Friends group hopes Batley Library will be a community hub

Batley library. (D512C430)
Batley library. (D512C430)

We want Batley Library to be at the heart of the community, is the message from the library’s newly-formed support group.

The Friends of Batley Library met for the first time last week to discuss new ideas about the service.

Its chairman Simon Roadnight said the group did not aim to run the library but to “support the existing staff and the wonderful services they already provided”.

It also wants to bring fresh ideas to get more community activities operating from the building on Market Place.

Mr Roadnight said: “One of the main points I would like to emphasise time and again is that this is your library so please make the most of it.

“Libraries, just like many other services, have had to adapt over the years.

“We will all remember them as quiet places to go for a bit of peace whilst reading a book or newspaper.

“But today’s library offers so much more and even that must expand to serve the public demand.”

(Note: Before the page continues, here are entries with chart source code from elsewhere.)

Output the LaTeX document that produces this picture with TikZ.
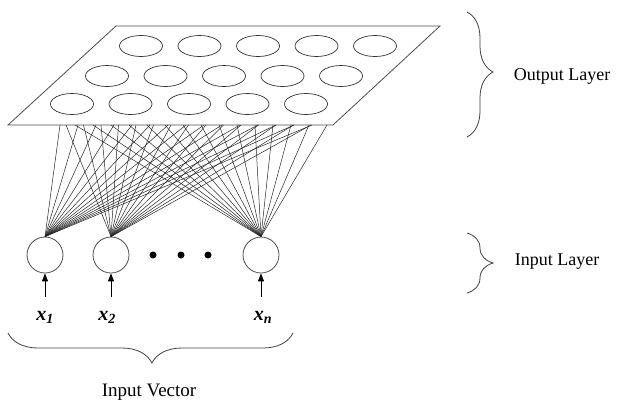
\documentclass[tikz,border=0pt]{standalone}
\usepackage{fontspec}
\setmainfont{Liberation Serif}
\usetikzlibrary{shapes.geometric,decorations.pathreplacing,arrows.meta}
\begin{document}
\begin{tikzpicture}[x=1pt,y=-1pt,
  plane/.style={draw=black!70,line width=0.8pt},
  outneuron/.style={draw=black!80,ellipse,minimum width=43pt,minimum height=21pt,inner sep=0pt,line width=0.7pt},
  inneuron/.style={draw=black!70,circle,minimum size=36pt,inner sep=0pt,line width=0.8pt},
  link/.style={draw=black!85,line width=0.5pt},
  dotnode/.style={fill=black,circle,minimum size=7pt,inner sep=0pt},
  inarrow/.style={draw=black,line width=0.9pt,-{Triangle[length=8pt,width=6pt]}},
  bracedeco/.style={draw=black!75,line width=0.8pt,decorate},
  lbl/.style={font=\fontsize{18}{20}\selectfont,anchor=base,inner sep=0pt},
  xlbl/.style={font=\fontsize{20}{22}\selectfont\bfseries\itshape,anchor=base,inner sep=0pt}
]
\useasboundingbox (0,0) rectangle (617,399);
% plane
\coordinate (tl) at (116,26);
\coordinate (tr) at (440,26);
\coordinate (br) at (333,125);
\coordinate (bl) at (8,125);
\draw[plane] (tl) -- (tr) -- (br) -- (bl) -- cycle;
% output neurons
\foreach \r/\y/\xs in {0/46/141,1/76/107,2/104/72}{
  \foreach \c in {0,...,4}{
    \node[outneuron] (o-\r-\c) at ({\xs+58.5*\c},\y) {};
  }
}
% input neurons
\node[inneuron] (i1) at (45,255) {};
\node[inneuron] (i2) at (111,255) {};
\node[inneuron] (in) at (261,255) {};
\node[dotnode] (d1) at (153,255) {};
\node[dotnode] (d2) at (181,255) {};
\node[dotnode] (d3) at (208,255) {};
% connections
\foreach \k in {0,...,14}{
  \coordinate (a\k) at ({60+18*\k},125);
  \coordinate (b\k) at ({66+17.5*\k},125);
  \coordinate (c\k) at ({75+18*\k},125);
  \draw[link] (a\k) -- (i1.north);
  \draw[link] (b\k) -- (i2.north);
  \draw[link] (c\k) -- (in.north);
}
% input arrows and labels
\coordinate (s1) at (45,297);
\coordinate (s2) at (111,297);
\coordinate (sn) at (261,297);
\draw[inarrow] (s1) -- (i1.south);
\draw[inarrow] (s2) -- (i2.south);
\draw[inarrow] (sn) -- (in.south);
\node[xlbl] (x1) at (45,320) {x\textsubscript{1}};
\node[xlbl] (x2) at (107,320) {x\textsubscript{2}};
\node[xlbl] (xn) at (263,320) {x\textsubscript{n}};
% braces
\coordinate (ob1) at (467,12);
\coordinate (ob2) at (467,137);
\draw[bracedeco,decoration={brace,amplitude=26pt,aspect=0.48}] (ob1) -- (ob2);
\coordinate (ib1) at (467,233);
\coordinate (ib2) at (467,293);
\draw[bracedeco,decoration={brace,amplitude=26pt}] (ib1) -- (ib2);
\coordinate (vb1) at (8,333);
\coordinate (vb2) at (293,333);
\draw[bracedeco,decoration={brace,mirror,amplitude=30pt,aspect=0.505}] (vb1) -- (vb2);
% labels
\node[lbl] (ol) at (562,80) {Output Layer};
\node[lbl] (il) at (557,265) {Input Layer};
\node[lbl,font=\fontsize{19}{21}\selectfont] (iv) at (149,396) {Input Vector};
\end{tikzpicture}
\end{document}
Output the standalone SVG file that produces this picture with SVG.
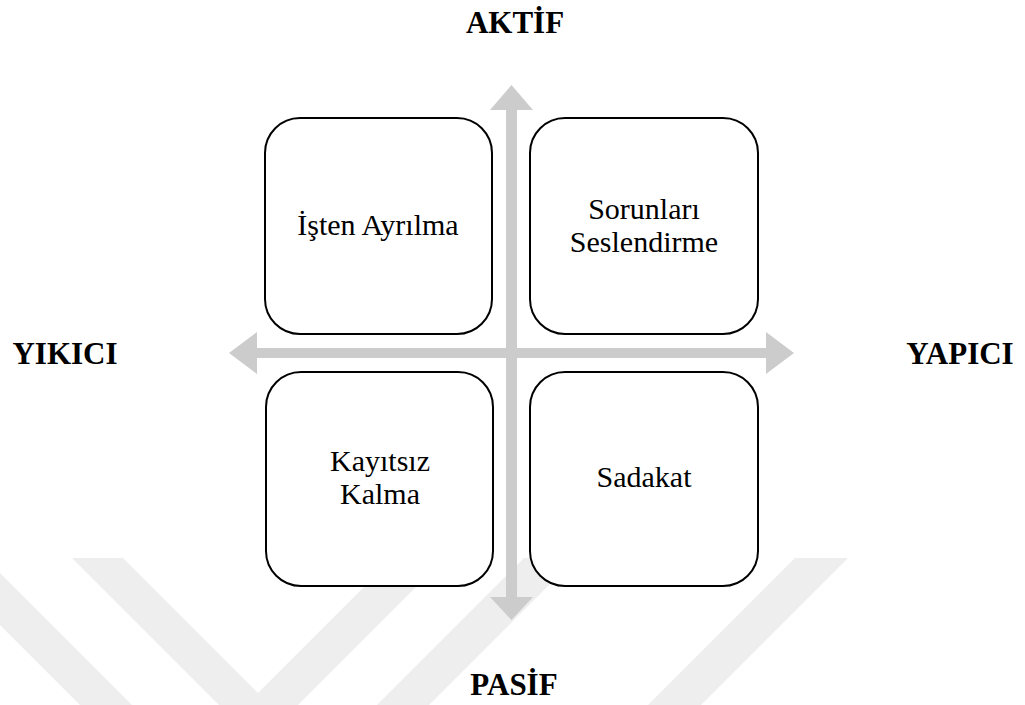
<svg xmlns="http://www.w3.org/2000/svg" width="1025" height="705" viewBox="0 0 1025 705">
<style>
.wm{fill:#eeeeee}
.axis{fill:#cccccc}
.box{fill:#ffffff;stroke:#000000;stroke-width:2}
.t{font-family:"Liberation Serif","DejaVu Serif",serif;font-size:30px;font-weight:normal;fill:#000;text-anchor:middle}
.lbl{font-family:"Liberation Serif","DejaVu Serif",serif;font-size:31px;font-weight:bold;fill:#000;text-anchor:middle}
</style>
<rect width="1025" height="705" fill="#ffffff"/>
<g id="watermark">
<polygon class="wm" points="-67,558 -15,558 132,705 80,705"/>
<polygon class="wm" points="72,558 123,558 258,693 393,558 445,558 298,705 219,705"/>
<polygon class="wm" points="524,558 576,558 429,705 377,705"/>
<polygon class="wm" points="795,558 848,558 701,705 648,705"/>
</g>
<g id="connectors">
<polygon id="axis-vertical" class="axis" points="511.5,85 533,110 517,110 517,597 533,597 511.5,620 490,597 506,597 506,110 490,110"/>
<polygon id="axis-horizontal" class="axis" points="229,353 257,332 257,348 766,348 766,332 794,353 766,374 766,358 257,358 257,374"/>
</g>
<g id="node-isten-ayrilma">
<rect class="box" x="265" y="118" width="227" height="216" rx="35" ry="35"/>
<text class="t" x="378" y="235">İşten Ayrılma</text>
</g>
<g id="node-sorunlari-seslendirme">
<rect class="box" x="530" y="118" width="228" height="216" rx="35" ry="35"/>
<text class="t" x="644" y="219">Sorunları</text>
<text class="t" x="644" y="252">Seslendirme</text>
</g>
<g id="node-kayitsiz-kalma">
<rect class="box" x="266" y="372" width="227" height="214" rx="35" ry="35"/>
<text class="t" x="380" y="471">Kayıtsız</text>
<text class="t" x="380" y="504">Kalma</text>
</g>
<g id="node-sadakat">
<rect class="box" x="530" y="372" width="228" height="214" rx="35" ry="35"/>
<text class="t" x="644" y="487">Sadakat</text>
</g>
<g id="labels">
<text class="lbl" x="515" y="33">AKTİF</text>
<text class="lbl" x="65" y="364">YIKICI</text>
<text class="lbl" x="960" y="364">YAPICI</text>
<text class="lbl" x="514" y="695">PASİF</text>
</g>
</svg>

Several clubs are already based at the library, which also runs information and learning sessions and has books and computers for public use.

But the Friends committee discussed new ideas including forming a Batley Library walking group, running open mic nights for local poets, hosting reading competitions between schools and staging Christmas events for young children.

Members also suggested holding history events where people could discover what life was like in Batley during different periods, and staging debates and discussions around different topics.

Mr Roadnight said: “These are just some of the ideas being bandied about the moment but they can be enhanced further by people suggesting other ideas. What we want above all is more community involvement.”

Library manager Kathryn Parry and Kirklees area manager Alison Peaden welcomed the Friends’ help in managing the library and broadening its scope.

The Friends group was formed after the fate of library became uncertain, when Kirklees Council was hit with a cut to its libraries budget.

More than 10,000 people signed a petition to save the library. Historian Malcolm Haigh was among those leading the campaign. He transferred funds from the now defunct Batley Environment Forum to support the Friends’ group in safeguarding the library’s future.

Local artists David Martin also offered to donate proceeds of some of his prints into helping fund the Friends, whose members do not have to pay a sign-up fee.

The group’s second public meeting will be held in the library on Saturday, December 5 at 1pm.